Data excerpt:
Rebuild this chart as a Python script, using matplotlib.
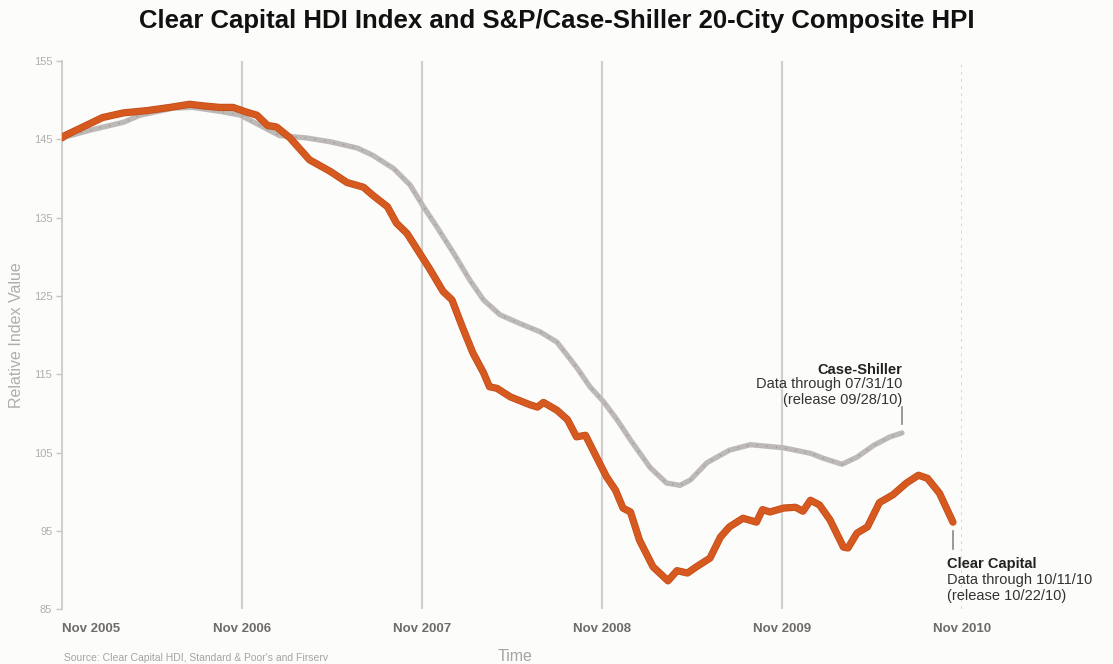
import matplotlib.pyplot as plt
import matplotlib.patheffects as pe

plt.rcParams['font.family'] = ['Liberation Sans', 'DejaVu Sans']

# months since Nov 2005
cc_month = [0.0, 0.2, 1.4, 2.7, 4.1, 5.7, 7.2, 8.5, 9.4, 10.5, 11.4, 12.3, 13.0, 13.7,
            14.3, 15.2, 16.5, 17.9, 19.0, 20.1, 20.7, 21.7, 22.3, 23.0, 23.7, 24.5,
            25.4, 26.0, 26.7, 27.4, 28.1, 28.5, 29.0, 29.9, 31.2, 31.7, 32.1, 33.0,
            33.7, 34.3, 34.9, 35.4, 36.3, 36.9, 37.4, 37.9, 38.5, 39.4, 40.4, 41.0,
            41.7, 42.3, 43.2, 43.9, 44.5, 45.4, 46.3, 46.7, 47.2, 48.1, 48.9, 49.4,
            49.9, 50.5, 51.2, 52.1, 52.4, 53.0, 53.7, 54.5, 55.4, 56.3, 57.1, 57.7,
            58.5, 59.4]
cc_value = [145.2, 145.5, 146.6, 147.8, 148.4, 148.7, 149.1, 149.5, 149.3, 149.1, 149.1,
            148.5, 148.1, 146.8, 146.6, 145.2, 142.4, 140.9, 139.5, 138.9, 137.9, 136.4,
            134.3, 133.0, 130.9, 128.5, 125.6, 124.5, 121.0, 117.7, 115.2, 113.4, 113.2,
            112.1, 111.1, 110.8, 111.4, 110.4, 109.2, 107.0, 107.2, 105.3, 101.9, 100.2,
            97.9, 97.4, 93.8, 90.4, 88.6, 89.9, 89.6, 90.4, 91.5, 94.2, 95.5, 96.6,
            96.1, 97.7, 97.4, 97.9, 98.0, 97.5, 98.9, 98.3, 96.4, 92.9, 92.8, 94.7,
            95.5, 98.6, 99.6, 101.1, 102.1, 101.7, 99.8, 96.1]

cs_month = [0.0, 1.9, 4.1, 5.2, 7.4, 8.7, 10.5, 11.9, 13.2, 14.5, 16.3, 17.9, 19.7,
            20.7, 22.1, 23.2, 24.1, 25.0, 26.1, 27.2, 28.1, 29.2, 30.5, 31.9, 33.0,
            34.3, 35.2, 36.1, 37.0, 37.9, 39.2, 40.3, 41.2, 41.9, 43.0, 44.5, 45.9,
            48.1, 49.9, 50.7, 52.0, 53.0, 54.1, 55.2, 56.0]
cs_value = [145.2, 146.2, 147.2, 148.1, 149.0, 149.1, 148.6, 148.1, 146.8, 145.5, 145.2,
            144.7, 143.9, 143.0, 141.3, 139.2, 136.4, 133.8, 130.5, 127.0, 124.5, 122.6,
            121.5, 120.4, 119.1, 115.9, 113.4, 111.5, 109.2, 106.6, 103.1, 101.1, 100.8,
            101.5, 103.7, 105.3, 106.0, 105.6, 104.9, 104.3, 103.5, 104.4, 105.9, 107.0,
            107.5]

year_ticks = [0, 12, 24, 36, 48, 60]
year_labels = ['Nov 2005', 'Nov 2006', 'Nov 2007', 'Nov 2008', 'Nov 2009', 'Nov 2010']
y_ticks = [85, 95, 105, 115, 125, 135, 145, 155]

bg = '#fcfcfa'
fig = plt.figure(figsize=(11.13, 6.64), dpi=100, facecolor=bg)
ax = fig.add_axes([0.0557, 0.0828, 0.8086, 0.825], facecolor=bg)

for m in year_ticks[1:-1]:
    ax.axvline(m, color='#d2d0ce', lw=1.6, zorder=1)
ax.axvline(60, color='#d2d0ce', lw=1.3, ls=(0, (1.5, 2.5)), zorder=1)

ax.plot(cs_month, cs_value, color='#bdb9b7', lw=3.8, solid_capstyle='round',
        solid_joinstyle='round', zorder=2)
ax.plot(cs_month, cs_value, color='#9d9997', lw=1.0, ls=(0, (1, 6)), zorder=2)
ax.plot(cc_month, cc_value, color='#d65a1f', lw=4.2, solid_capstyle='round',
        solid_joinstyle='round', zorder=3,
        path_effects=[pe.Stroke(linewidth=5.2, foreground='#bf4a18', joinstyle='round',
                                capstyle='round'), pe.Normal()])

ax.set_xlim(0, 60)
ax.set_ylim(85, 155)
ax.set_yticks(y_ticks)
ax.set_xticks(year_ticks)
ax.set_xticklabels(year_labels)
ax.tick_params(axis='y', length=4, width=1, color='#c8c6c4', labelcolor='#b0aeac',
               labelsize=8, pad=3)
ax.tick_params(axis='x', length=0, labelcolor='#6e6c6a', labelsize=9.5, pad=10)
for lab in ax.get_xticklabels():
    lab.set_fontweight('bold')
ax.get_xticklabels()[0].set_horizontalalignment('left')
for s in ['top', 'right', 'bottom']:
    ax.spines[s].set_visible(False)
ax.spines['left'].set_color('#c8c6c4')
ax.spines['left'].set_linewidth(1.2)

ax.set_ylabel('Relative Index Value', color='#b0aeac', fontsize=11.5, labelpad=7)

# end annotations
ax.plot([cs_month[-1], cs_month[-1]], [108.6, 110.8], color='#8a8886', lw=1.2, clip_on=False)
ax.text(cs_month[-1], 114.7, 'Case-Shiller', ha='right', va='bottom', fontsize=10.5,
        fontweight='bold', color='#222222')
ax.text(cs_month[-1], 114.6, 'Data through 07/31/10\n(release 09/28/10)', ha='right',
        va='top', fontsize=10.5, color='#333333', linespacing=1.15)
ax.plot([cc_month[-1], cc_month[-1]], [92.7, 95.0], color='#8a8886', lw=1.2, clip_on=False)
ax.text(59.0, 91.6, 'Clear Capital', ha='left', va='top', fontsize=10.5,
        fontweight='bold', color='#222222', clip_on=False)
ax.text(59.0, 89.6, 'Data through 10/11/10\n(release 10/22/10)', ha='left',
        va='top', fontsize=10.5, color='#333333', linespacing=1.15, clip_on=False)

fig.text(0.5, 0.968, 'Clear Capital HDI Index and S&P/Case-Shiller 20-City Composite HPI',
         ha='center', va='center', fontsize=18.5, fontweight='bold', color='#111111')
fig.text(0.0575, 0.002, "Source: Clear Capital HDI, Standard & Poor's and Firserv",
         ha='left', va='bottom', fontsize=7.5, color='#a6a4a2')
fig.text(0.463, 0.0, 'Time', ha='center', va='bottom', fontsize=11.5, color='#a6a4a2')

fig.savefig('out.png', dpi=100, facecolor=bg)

Task to carry out:
Exactly reproduce the run of lines from the start of the listing through the line with "plt.rcParams['font.family'] = ['Liberation", inclusive; pictures are not copied.

Response:
Rebuild this chart as a Python script, using matplotlib.
import matplotlib.pyplot as plt
import matplotlib.patheffects as pe

plt.rcParams['font.family'] = ['Liberation Sans', 'DejaVu Sans']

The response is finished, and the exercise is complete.